McDermott was the second witness called, in the second full day of testimony, in O’Brien’s federal trial in US District Court in Boston. Prosecutors sought to use his testimony to show that O’Brien dictated the outcome of hiring and promotions within his department.
McDermott testified under an immunity agreement with prosecutors that allows him to implicate himself without fear of being charged for his crimes.
Prosecutors have charged O’Brien and his top deputies Elizabeth Tavares and William Burke III with running their department like a criminal enterprise, by hiring and promoting applicants who were sponsored by state legislators over more qualified candidates, in exchange for regular budget increases.
Assistant US Attorney Fred M. Wyshak Jr. argued during opening statements last week that the defendants went beyond political patronage by creating a fraudulent, rigged hiring system to cover up their scheme from the judges who oversaw probation hiring. Wyshak said O’Brien had essentially sold the jobs for “political currency” to boost his political clout. The defendants face up to 20 years in prison on charges including racketeering and mail fraud.
Defense lawyers argue that their clients did nothing illegal, even if it was political patronage.
US District Court Judge William G. Young said Monday during a brief argument over the introduction of evidence that he will make clear to jurors that patronage is not a crime, that prosecutors have alleged mail fraud.
“This case is not about patronage hiring; it simply is not,” the judge said.
Earlier Monday, defense lawyers used their cross-
examination of the government’s first witness to argue that the hiring process was subjective and that O’Brien’s recommended candidates were still qualified for the job.
Ellen Slaney, a longtime probation supervisor who retired as acting commissioner last year, had testified that she was told whom to recommend to the final hiring process, at times over more qualified candidates.

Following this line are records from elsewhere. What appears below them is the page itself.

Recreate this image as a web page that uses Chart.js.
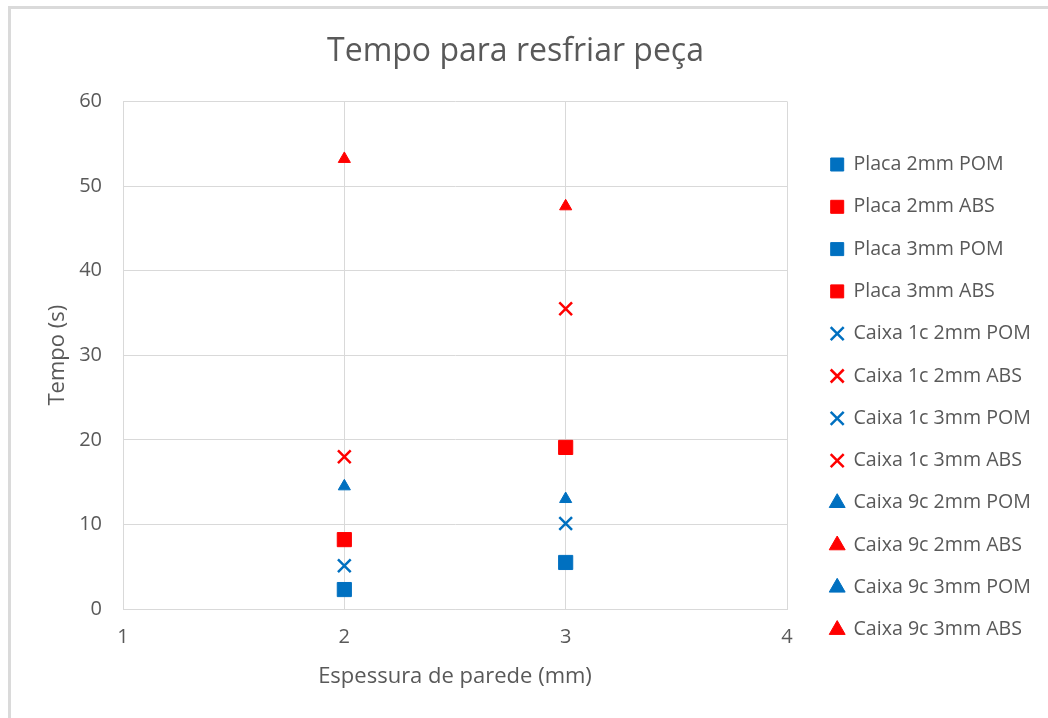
<!DOCTYPE html>
<html lang="pt">
<head>
<meta charset="utf-8">
<title>Tempo para resfriar peça</title>
<script src="https://cdn.jsdelivr.net/npm/chart.js@4.4.1/dist/chart.umd.min.js"></script>
<style>
  html, body { margin: 0; padding: 0; background: #fff; }
  #wrap { position: relative; width: 1048px; height: 718px; }
  #frame {
    position: absolute; left: 8px; top: 6px; right: 0; bottom: 0;
    border-top: 3px solid #dadada; border-left: 3px solid #dadada;
    pointer-events: none;
  }
</style>
</head>
<body>
<div id="wrap">
  <canvas id="chart" width="1048" height="718"></canvas>
  <div id="frame"></div>
</div>
<script>
// Dados
const series = [
  'Placa 2mm POM', 'Placa 2mm ABS', 'Placa 3mm POM', 'Placa 3mm ABS',
  'Caixa 1c 2mm POM', 'Caixa 1c 2mm ABS', 'Caixa 1c 3mm POM', 'Caixa 1c 3mm ABS',
  'Caixa 9c 2mm POM', 'Caixa 9c 2mm ABS', 'Caixa 9c 3mm POM', 'Caixa 9c 3mm ABS'
];
const espessura = [2, 2, 3, 3, 2, 2, 3, 3, 2, 2, 3, 3];
const tempo = [2.3, 8.2, 5.5, 19.1, 5.1, 18.0, 10.1, 35.5, 14.5, 53.2, 13.0, 47.6];
const xTicks = [1, 2, 3, 4];
const yTicks = [0, 10, 20, 30, 40, 50, 60];

// Estilo por material e por tipo de peça
const corMaterial = { POM: '#0070C0', ABS: '#FF0000' };
const marcador = {
  Placa: { pointStyle: 'rect', radius: 10, border: 1 },
  'Caixa 1c': { pointStyle: 'crossRot', radius: 9, border: 2.5 },
  'Caixa 9c': { pointStyle: 'triangle', radius: 7, border: 1 }
};

const textColor = '#595959';
const gridColor = '#d9d9d9';
const fontFamily = '"Open Sans", "Segoe UI", sans-serif';

const datasets = series.map((nome, i) => {
  const material = nome.endsWith('ABS') ? 'ABS' : 'POM';
  const tipo = nome.startsWith('Placa') ? 'Placa' : nome.slice(0, 8);
  const m = marcador[tipo];
  const cor = corMaterial[material];
  return {
    label: nome,
    data: [{ x: espessura[i], y: tempo[i] }],
    pointStyle: m.pointStyle,
    pointRadius: m.radius,
    pointHoverRadius: m.radius,
    borderWidth: m.border,
    backgroundColor: cor,
    borderColor: cor,
    showLine: false
  };
});

const ctx = document.getElementById('chart').getContext('2d');
const chart = new Chart(ctx, {
  type: 'scatter',
  data: { datasets: datasets },
  options: {
    responsive: false,
    animation: false,
    layout: { padding: { right: 17 } },
    scales: {
      x: {
        type: 'linear',
        min: 1,
        max: 4,
        afterBuildTicks: scale => { scale.ticks = xTicks.map(v => ({ value: v })); },
        afterFit: scale => { scale.height = 109; },
        grid: { color: gridColor, drawTicks: false },
        border: { color: gridColor },
        ticks: { color: textColor, padding: 16, font: { family: fontFamily, size: 20 } },
        title: {
          display: true,
          text: 'Espessura de parede (mm)',
          color: textColor,
          font: { family: fontFamily, size: 22 },
          padding: { top: 0, bottom: 28 }
        }
      },
      y: {
        min: 0,
        max: 60,
        afterBuildTicks: scale => { scale.ticks = yTicks.map(v => ({ value: v })); },
        afterFit: scale => { scale.width = 123; },
        grid: { color: gridColor, drawTicks: false },
        border: { color: gridColor },
        ticks: { color: textColor, padding: 21, font: { family: fontFamily, size: 20 } },
        title: {
          display: true,
          text: 'Tempo (s)',
          color: textColor,
          font: { family: fontFamily, size: 22 },
          padding: { top: 45, bottom: 0 }
        }
      },
      // eixo vazio só para afastar a área do gráfico da legenda
      y2: {
        position: 'right',
        display: true,
        grid: { display: false, drawTicks: false },
        border: { display: false },
        ticks: { display: false },
        afterFit: scale => { scale.width = 21; }
      }
    },
    plugins: {
      title: {
        display: true,
        text: 'Tempo para resfriar peça',
        color: textColor,
        font: { family: fontFamily, size: 32, weight: 'normal' },
        padding: { top: 33, bottom: 30 }
      },
      legend: {
        position: 'right',
        align: 'start',
        maxWidth: 223,
        title: { display: true, text: ' ', font: { size: 10, lineHeight: 1 }, padding: { top: 122, bottom: 0 } },
        labels: {
          usePointStyle: true,
          boxWidth: 13,
          boxHeight: 13,
          padding: 22.7,
          color: textColor,
          font: { family: fontFamily, size: 19.6 }
        }
      },
      tooltip: { enabled: false }
    }
  }
});
</script>
</body>
</html>
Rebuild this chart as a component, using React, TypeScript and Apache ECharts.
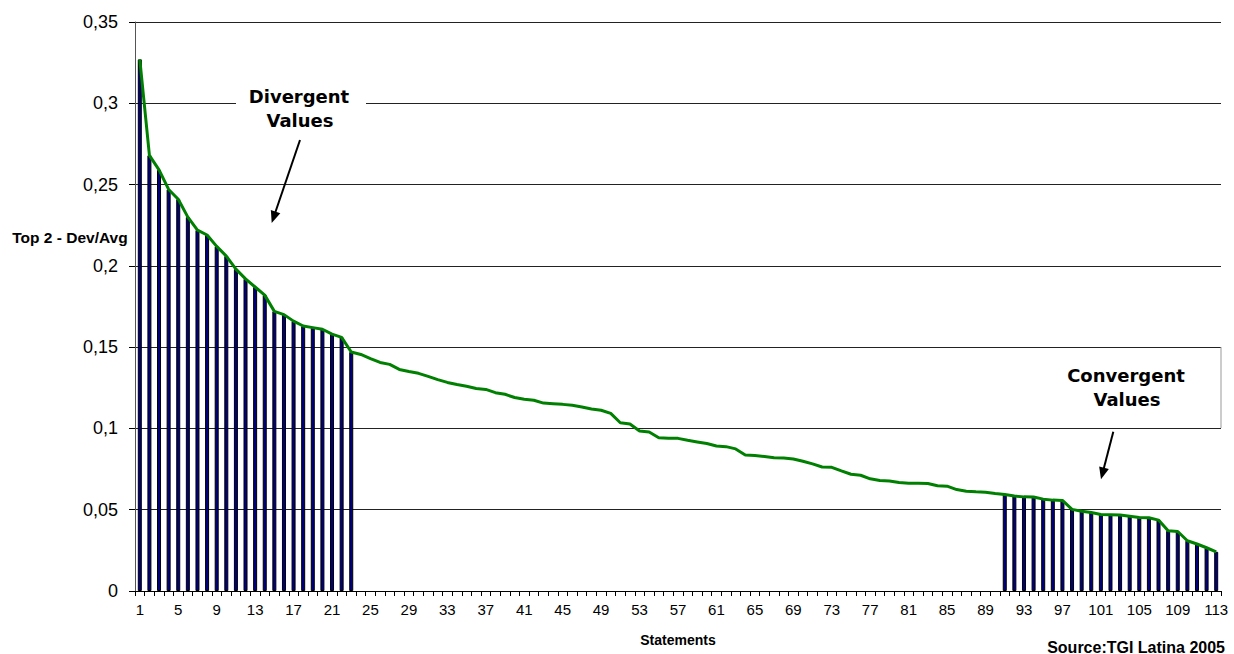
import React, { useEffect, useRef } from "react";
import * as echarts from "echarts";

// Statement numbers 1..113 (category labels)
const statements: string[] = Array.from({ length: 113 }, (_, i) => String(i + 1));

// Top 2 - Dev/Avg per statement (sorted descending)
const devAvg: number[] = [
  0.327, 0.268, 0.259, 0.247, 0.241, 0.230, 0.222, 0.219, 0.212, 0.206,
  0.198, 0.192, 0.187, 0.182, 0.172, 0.170, 0.166, 0.163, 0.162, 0.161,
  0.158, 0.156, 0.147, 0.1455, 0.143, 0.1406, 0.1394, 0.1363, 0.135, 0.1339,
  0.132, 0.130, 0.1283, 0.127, 0.1259, 0.1246, 0.124, 0.122, 0.121, 0.119,
  0.1179, 0.1173, 0.1156, 0.1152, 0.1148, 0.1142, 0.1132, 0.112, 0.1112, 0.1093,
  0.1035, 0.1027, 0.0984, 0.0978, 0.0943, 0.094, 0.0939, 0.0927, 0.0917, 0.0907,
  0.0892, 0.0888, 0.0874, 0.0837, 0.0833, 0.0827, 0.082, 0.0818, 0.0812, 0.0798,
  0.0782, 0.0763, 0.0761, 0.0739, 0.0718, 0.0712, 0.069, 0.068, 0.0677, 0.0667,
  0.0663, 0.0663, 0.0661, 0.0647, 0.0645, 0.0624, 0.0614, 0.061, 0.0608, 0.060,
  0.0594, 0.0584, 0.0579, 0.0578, 0.0565, 0.0559, 0.0557, 0.0502, 0.0491, 0.0483,
  0.0471, 0.0469, 0.0467, 0.046, 0.0452, 0.0451, 0.0436, 0.037, 0.0366, 0.0309,
  0.0289, 0.0266, 0.0241,
];

// Statements highlighted with bars
const divergentLast = 23; // statements 1..23
const convergentFirst = 91; // statements 91..113

const yTicks = { min: 0, max: 0.35, interval: 0.05 };

function arrow(tx: number, ty: number, hx: number, hy: number) {
  const dx = hx - tx;
  const dy = hy - ty;
  const len = Math.sqrt(dx * dx + dy * dy);
  const ux = dx / len;
  const uy = dy / len;
  const headLen = 12;
  const half = 5;
  const bx = hx - ux * headLen;
  const by = hy - uy * headLen;
  const px = -uy * half;
  const py = ux * half;
  return [
    {
      type: "line",
      z: 100,
      shape: { x1: tx, y1: ty, x2: bx + ux * 2, y2: by + uy * 2 },
      style: { stroke: "#000", lineWidth: 2 },
    },
    {
      type: "polygon",
      z: 100,
      shape: {
        points: [
          [hx, hy],
          [bx + px, by + py],
          [bx - px, by - py],
        ],
      },
      style: { fill: "#000" },
    },
  ];
}

export default function App() {
  const ref = useRef<HTMLDivElement>(null);
  useEffect(() => {
    if (!ref.current) return;
    const chart = echarts.init(ref.current, undefined, { renderer: "svg" });
    const barData = devAvg.map((v, i) =>
      i + 1 <= divergentLast || i + 1 >= convergentFirst ? v : null
    );
    const annFont = "DejaVu Sans";
    chart.setOption({
      animation: false,
      backgroundColor: "#fff",
      grid: { left: 135, right: 13, top: 22, bottom: 63, containLabel: false },
      xAxis: {
        type: "category",
        data: statements,
        boundaryGap: true,
        axisLine: { lineStyle: { color: "#000", width: 1 } },
        axisTick: { show: true, interval: 0, length: 5, lineStyle: { color: "#000" } },
        axisLabel: {
          interval: 3,
          color: "#000",
          fontFamily: "Liberation Sans",
          fontSize: 15,
          margin: 11,
        },
        splitLine: { show: false },
      },
      yAxis: {
        type: "value",
        min: yTicks.min,
        max: yTicks.max,
        interval: yTicks.interval,
        axisLine: { show: true, lineStyle: { color: "#555", width: 1 } },
        axisTick: { show: true, length: 6, lineStyle: { color: "#000" } },
        axisLabel: {
          color: "#000",
          fontFamily: "Liberation Sans",
          fontSize: 18,
          margin: 17,
          formatter: (v: number) => String(Number(v.toFixed(2))).replace(".", ","),
        },
        splitLine: { show: true, lineStyle: { color: "#222", width: 1 } },
      },
      series: [
        {
          type: "bar",
          data: barData,
          barWidth: 4,
          itemStyle: { color: "#000080", borderColor: "#000", borderWidth: 1 },
          z: 2,
        },
        {
          type: "line",
          data: devAvg,
          showSymbol: false,
          symbol: "none",
          lineStyle: { color: "#008000", width: 3 },
          z: 3,
        },
      ],
      graphic: [
        {
          type: "rect",
          z: 90,
          shape: { x: 236, y: 82, width: 130, height: 56 },
          style: { fill: "#fff" },
        },
        {
          type: "text",
          z: 100,
          x: 299,
          y: 96,
          style: {
            text: "Divergent",
            fontFamily: annFont,
            fontWeight: "bold",
            fontSize: 18,
            fill: "#000",
            align: "center",
            verticalAlign: "middle",
          },
        },
        {
          type: "text",
          z: 100,
          x: 300,
          y: 120,
          style: {
            text: "Values",
            fontFamily: annFont,
            fontWeight: "bold",
            fontSize: 18,
            fill: "#000",
            align: "center",
            verticalAlign: "middle",
          },
        },
        ...arrow(300, 140, 271.7, 223),
        {
          type: "text",
          z: 100,
          x: 1126,
          y: 375,
          style: {
            text: "Convergent",
            fontFamily: annFont,
            fontWeight: "bold",
            fontSize: 18,
            fill: "#000",
            align: "center",
            verticalAlign: "middle",
          },
        },
        {
          type: "text",
          z: 100,
          x: 1127,
          y: 399,
          style: {
            text: "Values",
            fontFamily: annFont,
            fontWeight: "bold",
            fontSize: 18,
            fill: "#000",
            align: "center",
            verticalAlign: "middle",
          },
        },
        ...arrow(1113.3, 431.7, 1101, 479.3),
        {
          type: "line",
          z: 100,
          shape: { x1: 1221, y1: 347, x2: 1221, y2: 428 },
          style: { stroke: "#999", lineWidth: 1 },
        },
        {
          type: "text",
          z: 100,
          x: 70,
          y: 237,
          style: {
            text: "Top 2 - Dev/Avg",
            fontFamily: "Liberation Sans",
            fontWeight: "bold",
            fontSize: 15.5,
            fill: "#000",
            align: "center",
            verticalAlign: "middle",
          },
        },
        {
          type: "text",
          z: 100,
          x: 678,
          y: 640,
          style: {
            text: "Statements",
            fontFamily: "Liberation Sans",
            fontWeight: "bold",
            fontSize: 14,
            fill: "#000",
            align: "center",
            verticalAlign: "middle",
          },
        },
        {
          type: "text",
          z: 100,
          x: 1225,
          y: 647,
          style: {
            text: "Source:TGI Latina 2005",
            fontFamily: "Liberation Sans",
            fontWeight: "bold",
            fontSize: 16,
            fill: "#000",
            align: "right",
            verticalAlign: "middle",
          },
        },
      ],
    });
    return () => chart.dispose();
  }, []);
  return (
    <div
      ref={ref}
      style={{ position: "fixed", left: 0, top: 0, width: 1234, height: 654 }}
    />
  );
}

But she acknowledged during cross-examination that the candidates O’Brien picked also had years of experience as probation officers, or in social service.
John Amabile, an attorney for Burke, also pointed out that Slaney had only met candidates in quick interviews, which he called “speed dating,” and he argued that Slaney herself had often picked her favorite candidate before the hiring process began.
He also asked Slaney to “please find for me in that manual the definition of the most qualified candidate.”
“I don’t believe it is defined in the manual,” she responded.
Defense lawyers also sought to attack Slaney’s credibility by suggesting that she was cooperating with prosecutors to protect her pension, which is just under $90,000.
Prosecutors have named Slaney as an unindicted coconspirator in racketeering, for her involvement in the fraudulent hiring process, but she has not been charged.
Slaney said she only learned last week that she was listed as part of the racketeering enterprise.
“I was cooperating on my own, unmotivated by that all along,” she said.